Birth:  1609  near Hull, Yorkshire, England

Immigration: 1635 on the ship “Susan & Ellen”
Details:  The “Susan & Ellen” sailed from London soon after the middle of May, 1635, and crossed the Atlantic in 6 to 8 weeks.  She carried 96 passengers and was commanded by Edward Payne.  Henry came over as a servant of Ralph Hudson.

Marriage: ABT 1640  Warwick, Kent Co, Rhode Island

On a Grand Jury: 03 DEC 1643
Place: Newport, Rhode Island

Religion:  Was the first in the Knowles family to become a Quaker.

On a Grand Jury: 07 MAR 1644
Place: Portsmouth, Rhode Island

Note:  27 MAY 1644
Details: Henry Knowles was ordered to cut shorter his lot in Portsmouth.

Birth of Son: 1645
Name: William Knowles

Birth of Daughter:  Mary Knowles

Birth of Son: ABT 1647
Name: John Knowles

Note:  In the winter of 1648, he was one of 50 men who attested their submission to the government of Oliver Cromwell.

Jury:  1650

Birth of Daughter:  1651
Name:  Martha Knowles

Birth of Son: ABT 1654
Name: Henry Knowles

Land Rec:  21 JAN 1654/55
Details:  Henry Knowles of Portsmouth sold to Thomas Lawton (Scranton?) “my nowe dwelling house,” with three house lots adjoining, the fruit trees [etc] , “sittuate in portsmouth, the sayed land being by estimation nyne ackers more or lesse.”

Freeman:  1655
Details: Henrie Knowles was placed on the “Roule of ye Freeman of ye Colonie of Warwicke”.  Warwick was a more recently settled town than Portsmouth, and he had moved from the northern end of the island on which Newport now stands westerly across Narrangansett Bay to the mainland.

Land Rec: 20 NOV 1657
Details: He sold a house and lot to Thomas Scranton.  In 1660, a six acre lot was laid out to him, on land adjoining his own.

Note: During the winter of 1661/62 Knowles seems to have been in constant trouble.  He was not an educated man, for he made his mark in place of a signature.  But he was to be authorized in a few years to keep a tavern; therefore, he must have been something of “a man about town.”

In Jan 1661/2 Randall Holden accused Henry Knowles of trespass.  The case came before a local jury, and he was declared not guilty, receiving damages of two pence from Holden.  About the same time he served on a jury for other cases in Warwick.
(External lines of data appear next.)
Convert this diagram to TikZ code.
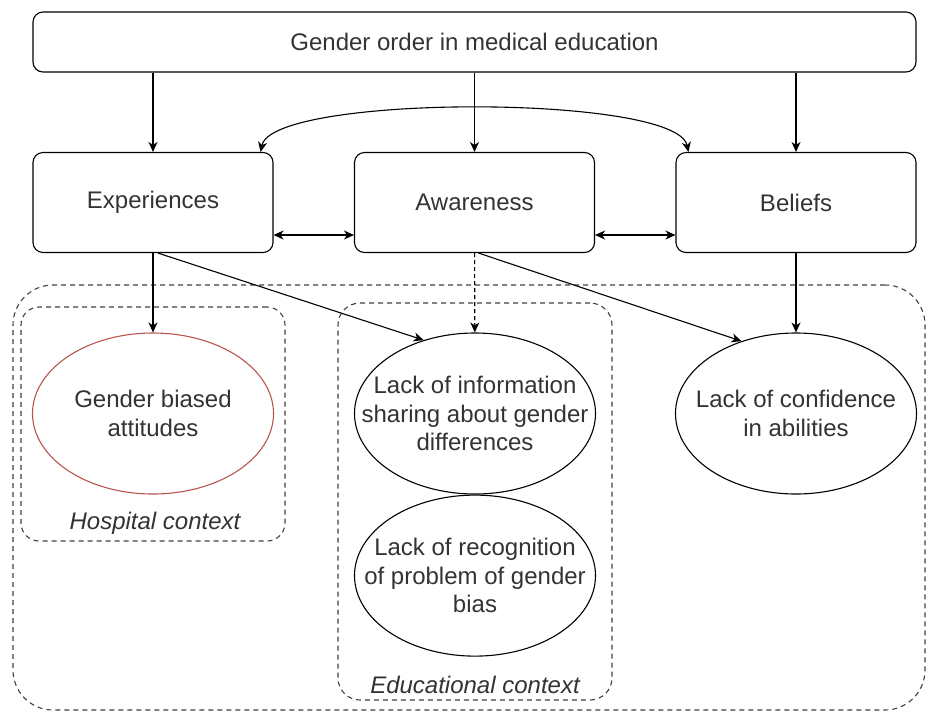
\documentclass[tikz,border=0pt]{standalone}
\usepackage{fontspec}
\setmainfont{Liberation Sans}
\usepackage{tikz}
\usetikzlibrary{shapes.geometric, arrows.meta, positioning}

\definecolor{txtgray}{HTML}{333333}
\definecolor{biasred}{HTML}{B85450}

\begin{document}
\begin{tikzpicture}[
    x=1pt, y=-1pt,
    font=\fontsize{24}{28.5}\selectfont, text=txtgray,
    box/.style={rectangle, rounded corners=10pt, draw=black, line width=1.1pt,
                minimum width=240pt, minimum height=100pt,
                align=center, inner sep=0pt},
    oval/.style={ellipse, draw=black, line width=1.1pt,
                 minimum width=241pt, minimum height=161pt,
                 align=center, inner xsep=-40pt, inner ysep=0pt},
    ctx/.style={rectangle, draw=black!75, line width=1.1pt,
                dash pattern=on 5pt off 4pt, inner sep=0pt},
    ctxlabel/.style={font=\fontsize{24}{28.5}\selectfont\itshape},
    arr/.style={-{Stealth[length=10pt, width=9pt, inset=3pt]}, line width=1.1pt, draw=black},
    dblarr/.style={{Stealth[length=10pt, width=9pt, inset=3pt]}-{Stealth[length=10pt, width=9pt, inset=3pt]}, line width=1.1pt, draw=black}
]
\useasboundingbox (0,0) rectangle (928,713);

% dashed context frames
\node[ctx, rounded corners=40pt, minimum width=912pt, minimum height=425pt] (all) at (469,497.5) {};
\node[ctx, rounded corners=18pt, minimum width=264pt, minimum height=234pt] (hospital) at (153,424) {};
\node[ctx, rounded corners=22pt, minimum width=274pt, minimum height=397pt] (educ) at (475,501.5) {};
\node[ctxlabel] (hosplabel) at (155,523) {Hospital context};
\node[ctxlabel] (educlabel) at (475,685) {Educational context};

% boxes
\node[box, minimum width=883pt, minimum height=60pt] (order) at (474.5,42) {Gender order in medical education};
\node[box] (exp)     at (153,202.5)   {Experiences};
\node[box] (aware)   at (474.5,202.5) {Awareness};
\node[box] (beliefs) at (796,202.5)   {Beliefs};

% outcomes
\node[oval, draw=biasred] (bias) at (153,413.5) {Gender biased\\attitudes};
\node[oval] (info)  at (475,413.5) {Lack of information\\sharing about gender\\differences};
\node[oval, below=0pt of info] (recog) {Lack of recognition\\of problem of gender\\bias};
\node[oval] (conf)  at (796,413.5) {Lack of confidence\\in abilities};

\draw[arr] (order.south -| exp)     -- (exp);
\draw[arr] (order.south -| aware)   -- (aware);
\draw[arr] (order.south -| beliefs) -- (beliefs);

\draw[dblarr] ([xshift=-13pt]exp.north east) .. controls +(12,-58) and +(-12,-58) .. ([xshift=13pt]beliefs.north west);
\draw[dblarr] ([yshift=-32.5pt]exp.east)   -- ([yshift=-32.5pt]aware.west);
\draw[dblarr] ([yshift=-32.5pt]aware.east) -- ([yshift=-32.5pt]beliefs.west);

\draw[arr] (exp) -- (bias);
\draw[arr] ([xshift=5pt]exp.south) -- (info.125);
\draw[arr, dash pattern=on 4pt off 3pt] (aware) -- (info);
\draw[arr] ([xshift=4pt]aware.south) -- (conf.127);
\draw[arr] (beliefs) -- (conf);
\end{tikzpicture}
\end{document}
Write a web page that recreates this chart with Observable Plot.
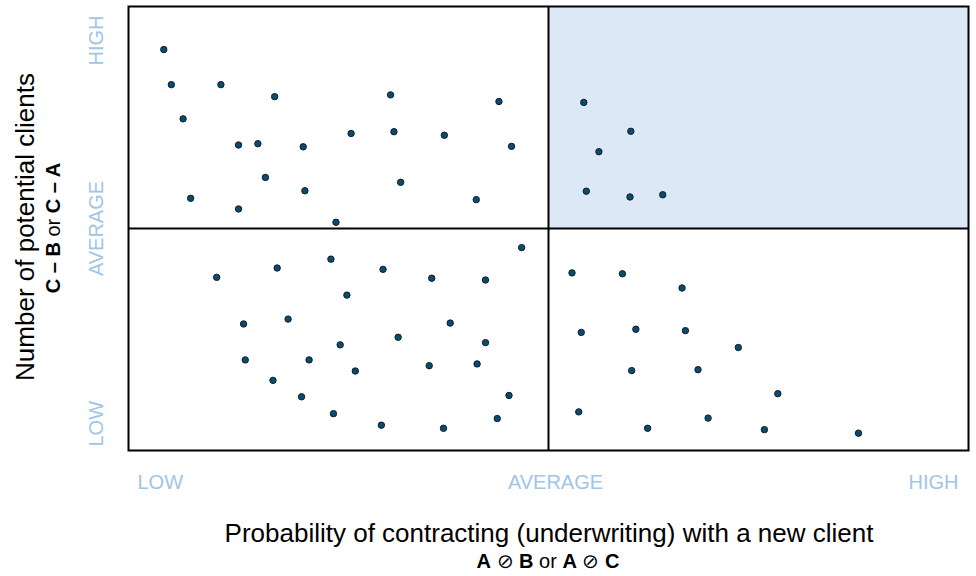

In March, Eleazer Collins brought suit to collect ten pounds from Knowles.  A compromise was effected, and the suit was withdrawn.  Francis Derby of Warwick also brought a suit in April.  The case was put over to a later court, and was withdrawn in August.  The record here given is for one winter and spring.  If other years were anywhere nearly as active, Henry Knowles must have lived a busy life.

Note:  23 MAR 1664/65
Details: Knowles and three others were authorized by the town to keep ordinaries (a tavern) for the entertainment of strangers during the time the King’s commissioners held court in Warwick.

Jury:  JAN 1666/67
Details: He was on a jury which reported that a dead Indian came to his end by being beaten.

Will:  02 JAN 1670/71
Details: Henry Knowles gave to his wife (whose name was not mentioned), for life, the northeastern half of the house in Warwick, which his son John was to fit conveniently for his mother’s use, the meadow in front of the house, which John was to mow annually, certain other land for life, two cows and a hog, and 40s. annually.  To his daughter Mary, 15 pounds, of which she was to receive 5  pounds from her brother John three years after the death of the testator and 5 pounds annually afterwards.  To his daughter Martha, 20 pounds, of which 5 pounds was to be paid by John 2 years, and 5 pounds annually after that.   To his son John half of the house and the rest of the lands and meadows at Warwick and Potowomut, etc., and on the decease of the testator’s wife, her part of the lands “of my now dwelling” (at Kingstown?) and a calf.  To his son William, the other half of these lands.  To his sons William and Henry, the rest of all lands equally, “as Robert Hazard and John Albro shall divide it for their convenience.”  The rest of the cattle and hogs and a mare were to remain to the farm, but were eventually to be divided as his wife should see cause, the best bed at Warwick, however, to be for his wife and the other one for John, and , of “those which are here,” the best was to be for Henry and the other for Martha.  He charged William to be careful over Henry until the latter came of age, and then to give him full and quiet possession of the house and half of all appertaining, for two years after Henry should come of age, and William having half the nursery to plant if he should see fit.  He appointed his son William executor.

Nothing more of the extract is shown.